/---

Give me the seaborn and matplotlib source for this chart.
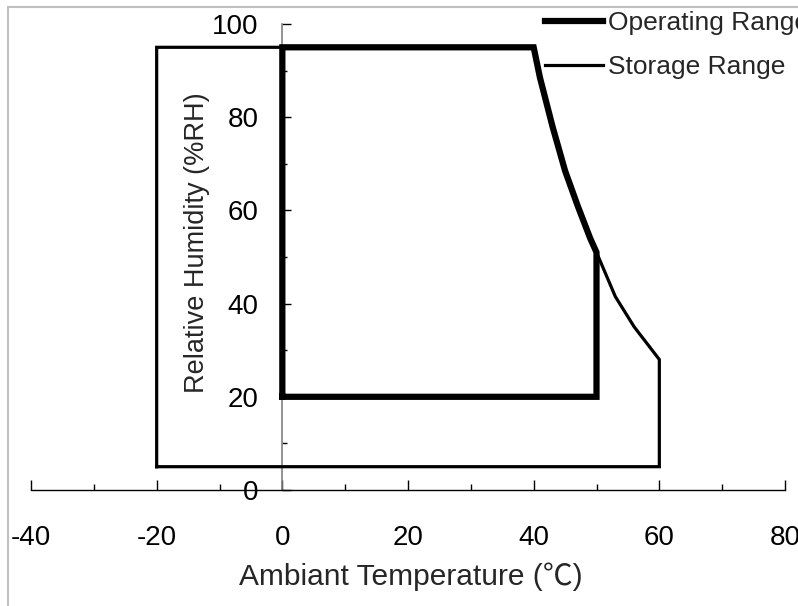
import numpy as np
import pandas as pd
import matplotlib
matplotlib.use('Agg')
import matplotlib.pyplot as plt
import seaborn as sns
from matplotlib.patches import Rectangle
from matplotlib.ticker import MultipleLocator

# Operating range outline (temperature degC, relative humidity %RH)
operating_temp = [0, 0, 40, 41, 43, 45, 47, 49, 50, 50, 0]
operating_rh = [20, 95, 95, 88.5, 78, 68.5, 61, 54, 51, 20, 20]

# Storage range outline
storage_temp = [-20, -20, 40, 41, 43, 45, 47, 49, 50, 53, 56, 60, 60, -20]
storage_rh = [5, 95, 95, 88.5, 78, 68.5, 61, 54, 51, 41.5, 35, 28, 5, 5]

x_ticks = [-40, -20, 0, 20, 40, 60, 80]
y_ticks = [0, 20, 40, 60, 80, 100]

sns.set_style('white')
plt.rcParams['font.family'] = ['Liberation Sans', 'Noto Sans CJK JP', 'DejaVu Sans']
plt.rcParams['axes.unicode_minus'] = False

fig = plt.figure(figsize=(7.98, 6.06), dpi=100)
ax = fig.add_axes([31 / 798, 116 / 606, 754 / 798, 466 / 606])

op = pd.DataFrame({'temp': operating_temp, 'rh': operating_rh})
st = pd.DataFrame({'temp': storage_temp, 'rh': storage_rh})

sns.lineplot(data=op, x='temp', y='rh', sort=False, estimator=None, ax=ax,
             color='black', linewidth=4.5, label='Operating Range',
             solid_joinstyle='miter', solid_capstyle='projecting', zorder=3)
sns.lineplot(data=st, x='temp', y='rh', sort=False, estimator=None, ax=ax,
             color='black', linewidth=2.3, label='Storage Range',
             solid_joinstyle='miter', solid_capstyle='projecting', zorder=3)

ax.set_xlim(-40, 80)
ax.set_ylim(0, 100)

for s in ['top', 'right']:
    ax.spines[s].set_visible(False)
ax.spines['left'].set_position(('data', 0))
ax.spines['bottom'].set_position(('data', 0))
ax.spines['left'].set_color('#808080')
ax.spines['left'].set_linewidth(1.2)
ax.spines['bottom'].set_color('black')
ax.spines['bottom'].set_linewidth(1.0)

ax.set_xticks(x_ticks)
ax.set_yticks(y_ticks)
ax.xaxis.set_minor_locator(MultipleLocator(10))
ax.yaxis.set_minor_locator(MultipleLocator(10))
ax.tick_params(axis='x', which='major', direction='in', length=7, width=1,
               labelsize=20, pad=25, colors='black', bottom=True)
ax.tick_params(axis='x', which='minor', direction='in', length=4, width=1,
               bottom=True, colors='black')
ax.tick_params(axis='y', which='major', direction='in', length=6.5, width=1,
               labelsize=20, pad=17, colors='black', left=True)
ax.tick_params(axis='y', which='minor', direction='in', length=3.6, width=1,
               left=True, colors='black')

ax.set_xlabel('Ambiant Temperature (℃)', fontsize=21.5)
ax.xaxis.set_label_coords(0.504, -0.155)
ax.set_ylabel('Relative Humidity (%RH)', fontsize=19.5)
ax.yaxis.set_label_coords(0.2376, 0.53)

ax.legend(loc='upper left', bbox_to_anchor=(545 / 798, 1 - 11 / 606),
          bbox_transform=fig.transFigure, frameon=False, fontsize=19,
          handlelength=2.2, handletextpad=0.2, labelspacing=0.75,
          borderpad=0, borderaxespad=0)

# light grey chart-area border (cut off at the right and bottom)
fig.patches.append(Rectangle((8 / 798, -0.2), 1.2, 1.2 - 7 / 606,
                             transform=fig.transFigure, fill=False,
                             edgecolor='#c0c0c0', linewidth=1.5))

fig.savefig('out.png', dpi=100)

\---

YOUR GOAL:
Using the material above, return every line exactly as it appears, minus the pictures.

RESULT BELOW:
Give me the seaborn and matplotlib source for this chart.
import numpy as np
import pandas as pd
import matplotlib
matplotlib.use('Agg')
import matplotlib.pyplot as plt
import seaborn as sns
from matplotlib.patches import Rectangle
from matplotlib.ticker import MultipleLocator

# Operating range outline (temperature degC, relative humidity %RH)
operating_temp = [0, 0, 40, 41, 43, 45, 47, 49, 50, 50, 0]
operating_rh = [20, 95, 95, 88.5, 78, 68.5, 61, 54, 51, 20, 20]

# Storage range outline
storage_temp = [-20, -20, 40, 41, 43, 45, 47, 49, 50, 53, 56, 60, 60, -20]
storage_rh = [5, 95, 95, 88.5, 78, 68.5, 61, 54, 51, 41.5, 35, 28, 5, 5]

x_ticks = [-40, -20, 0, 20, 40, 60, 80]
y_ticks = [0, 20, 40, 60, 80, 100]

sns.set_style('white')
plt.rcParams['font.family'] = ['Liberation Sans', 'Noto Sans CJK JP', 'DejaVu Sans']
plt.rcParams['axes.unicode_minus'] = False

fig = plt.figure(figsize=(7.98, 6.06), dpi=100)
ax = fig.add_axes([31 / 798, 116 / 606, 754 / 798, 466 / 606])

op = pd.DataFrame({'temp': operating_temp, 'rh': operating_rh})
st = pd.DataFrame({'temp': storage_temp, 'rh': storage_rh})

sns.lineplot(data=op, x='temp', y='rh', sort=False, estimator=None, ax=ax,
             color='black', linewidth=4.5, label='Operating Range',
             solid_joinstyle='miter', solid_capstyle='projecting', zorder=3)
sns.lineplot(data=st, x='temp', y='rh', sort=False, estimator=None, ax=ax,
             color='black', linewidth=2.3, label='Storage Range',
             solid_joinstyle='miter', solid_capstyle='projecting', zorder=3)

ax.set_xlim(-40, 80)
ax.set_ylim(0, 100)

for s in ['top', 'right']:
    ax.spines[s].set_visible(False)
ax.spines['left'].set_position(('data', 0))
ax.spines['bottom'].set_position(('data', 0))
ax.spines['left'].set_color('#808080')
ax.spines['left'].set_linewidth(1.2)
ax.spines['bottom'].set_color('black')
ax.spines['bottom'].set_linewidth(1.0)

ax.set_xticks(x_ticks)
ax.set_yticks(y_ticks)
ax.xaxis.set_minor_locator(MultipleLocator(10))
ax.yaxis.set_minor_locator(MultipleLocator(10))
ax.tick_params(axis='x', which='major', direction='in', length=7, width=1,
               labelsize=20, pad=25, colors='black', bottom=True)
ax.tick_params(axis='x', which='minor', direction='in', length=4, width=1,
               bottom=True, colors='black')
ax.tick_params(axis='y', which='major', direction='in', length=6.5, width=1,
               labelsize=20, pad=17, colors='black', left=True)
ax.tick_params(axis='y', which='minor', direction='in', length=3.6, width=1,
               left=True, colors='black')

ax.set_xlabel('Ambiant Temperature (℃)', fontsize=21.5)
ax.xaxis.set_label_coords(0.504, -0.155)
ax.set_ylabel('Relative Humidity (%RH)', fontsize=19.5)
ax.yaxis.set_label_coords(0.2376, 0.53)

ax.legend(loc='upper left', bbox_to_anchor=(545 / 798, 1 - 11 / 606),
          bbox_transform=fig.transFigure, frameon=False, fontsize=19,
          handlelength=2.2, handletextpad=0.2, labelspacing=0.75,
          borderpad=0, borderaxespad=0)

# light grey chart-area border (cut off at the right and bottom)
fig.patches.append(Rectangle((8 / 798, -0.2), 1.2, 1.2 - 7 / 606,
                             transform=fig.transFigure, fill=False,
                             edgecolor='#c0c0c0', linewidth=1.5))

fig.savefig('out.png', dpi=100)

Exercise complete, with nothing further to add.